When you look at all that Molly Tuttle — a staple of bluegrass stages and member of the band the Goodbye Girls — has accomplished in her career as a songwriter and multi-instrumentalist, it might be surprising to learn that she only recently released her first solo project. Tuttle did in fact just make her solo debut in June, though, with Rise, a seven-song collection that sees the Nashville transplant exploring sounds that venture outside the realm of traditional roots music. Produced by Kai Welch, Rise also features a stacked roster of guest musicians, including Darrell Scott, the Milk Carton Kids, Kathy Kallick and Nathaniel Smith.
American Songwriter caught up with Tuttle to discuss writing Rise, moving to Nashville, and the influence of Henry David Thoreau.
You just released your solo debut, Rise. When did you begin writing the project? Was there a particular song that jumpstarted the process for you?
Some of the songs were written before I went to college, some were written when I was studying music in Boston and some were written after I had graduated and moved to Nashville, so it was over quite a long period of time. One of the last songs I wrote was “Friend and a Friend” which I co-wrote with Korby Lenker. That one seemed to really complete the bunch.
Do you have a writing process that you typically follow? If so, what is it like?
I like to mix up my writing process a lot. Sometimes I will start with a small lyrical idea that I’ve saved on my phone or in a notebook. Other times I will find a guitar riff or chordal idea that I like and go from there. It depends on what sparks my interest in the moment when I sit down to start writing.
You worked with producer Kai Welch on this project. What did he bring to the table?
Kai helped me re-work some of my songs that I had been playing for a long time so that I heard them in fresh ways. He can play every instrument and has an amazing musical sense so he was super inspiring to work with and played and sang many of the parts on the album. We became good friends. He was super encouraging and great to work with.
This album pushes beyond musical boundaries in ways that people familiar with your previous work might be surprised by. What influenced these particular songs?
I was really wanting to explore new avenues and sounds with this project. I met so many incredible musicians from all different backgrounds when I moved to Nashville, and spent a lot of time writing and playing with new people so I was ready to incorporate different influences into these songs.

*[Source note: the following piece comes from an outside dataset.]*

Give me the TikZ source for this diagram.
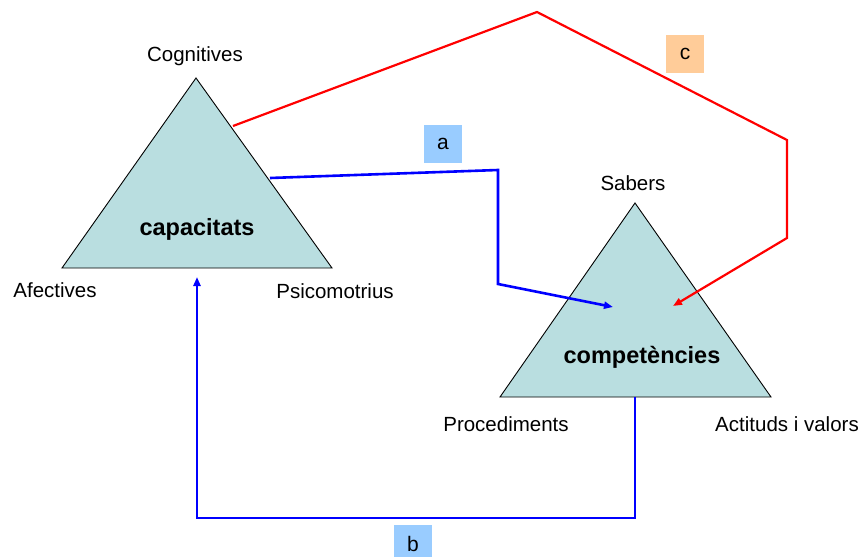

You have a great roster of guest artists on Rise. How did you get them on board?
Kai was great about finding the perfect musicians to compliment the songs. He reached out to Darrell Scott, Jano Rix and a lot of the other guest musicians, while I chose many of the core musicians like John Mailander and Wes Corbett who I had played with a lot before recording the EP. Around the time I was recording, I also went on tour opening for the Milk Carton Kids with a band I’m in called the Goodbye Girls. One night before the show they set up some microphones backstage and recorded the harmony parts on “Lightning in a Jar,” which turned out really beautiful I think.
Where did the title Rise come from?
It came from the song “Walden,” which I based around some passages out of the book Walden by Henry David Thoreau. The line that I took from the book is, “The life in us is like water in a river. It may rise this year, may rise higher than man has ever known.” I love this symbolism and think that Thoreau’s words are so relevant for the time we are in as a society right now. Music has the power to make people rise up and come together.
How has moving around a lot — from California to Boston to Nashville — over the last few years affected you as a songwriter?
Change is hard for me and writing has always been a good way to sort through my feelings and find my bearings in new situations. I have learned more about myself through leaving home and finding myself in new and unfamiliar places. I think this has helped deepen my writing in some ways.
Which of these new songs do you most look forward to playing live in upcoming shows?
“Good Enough” and “Walden” because they both contain messages that are meaningful to me and that I hope others can relate to as well!